The home building industry is back on the road to recovery, but it's going to be a long, bumpy ride.
The latest sign of just how bumpy came from government data Thursday showing that groundbreaking on new U.S. homes unexpectedly fell in July and gains from the prior month were revised lower. But permits to build new homes, a closely watched barometer of future activity, rose to the highest in well over three years
"(Housing is) bouncing along a bottom level,” said economist Gary Shilling, who heads an investment research firm. “This is still a very distressed industry.”
Though the pace of new construction has been slowly trending higher over the past year, the Commerce Department said on Thursday that housing starts dropped 1.1 percent last month to a seasonally adjusted annual rate of 746,000 units. That’s roughly a third of the pace of home building during the height of the housing boom in early. 2006.
Still, most housing analysts believe that – barring a fresh shock to the U.S. economy – the housing industry has hit bottom and is slowly rebuilding. Permits for new build homes rose 6.8 percent in July to an 812,000 unit annual pace, the highest rate since August, 2008.
Home builders are seeing strongest demand for multi-family units, which rose 9.6 percent in July form the month before. The boom in multi-family housing comes as ongoing high levels of foreclosures in some regions send families looking for rental units. Rental demand is also up as younger households decide to defer home ownership or can’t get credit.

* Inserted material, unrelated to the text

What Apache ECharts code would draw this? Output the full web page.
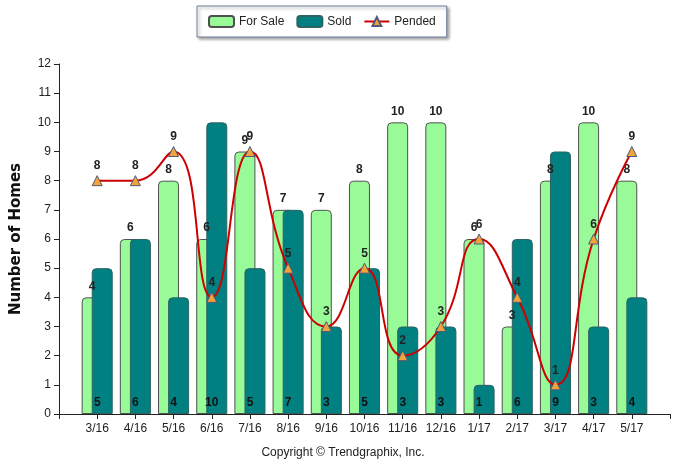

Strong demand for rental properties has helped raise monthly rent prices at a healthy clip. Nationwide, rents were up 2.8 percent in July – twice the overall rate of inflation – a big attraction to investors loking to break ground on new apartment buildings.
Like everything to do with real estate, the demand for new homes varies considerably from one region to another. The recovery is mainly taking place in the South and West, with the construction in t eh Northeast lagging the overall trend.
Home builders in areas hardest hit by foreclosures continue to struggle to find the bottom as bloated inventories of those distressed properties crowd out demand for new homes and weigh on prices.
"The continued flow of distressed inventory will limit the improvement in housing starts, but it doesn't stop the improvement in parts of the country where there is not a lot of distressed properties," said Michelle Meyer, an economist at Bank Of America Merrill Lynch.
Even in relatively healthy markets, though, it will be many years before the home building industry looks anything like normal. Despite the modest pickup in construction, home builders aren’t hiring. Overall employment for residential construction in July was 3 percent below the level year-ago
The hope is that the housing bust has built up a level of pent-up demand that will soon spur increases sales of new homes.
“Eventually, provided the economic recovery remains on track, the demographics will start to kick in,” said Patrick Newport, a housing economist with IHS Global Insight. “Household formation will accelerate (our population is growing by about 3 million a year), and many young adults now living with parents will start moving out.”
But Newport doesn’t expect to see housing starts climb above the 1.5 million threshold – roughly the average pace before the h housing bust - until 2015.
A lot will depend on how long it takes for home prices to recover, especially for the roughly one in five homeowners who owe more on their home than it’s worth. Those millions of underwater homeowners have substantially slowed both the “move up” market for growing families and the “move down” market for empty nest retirees looking to downsize.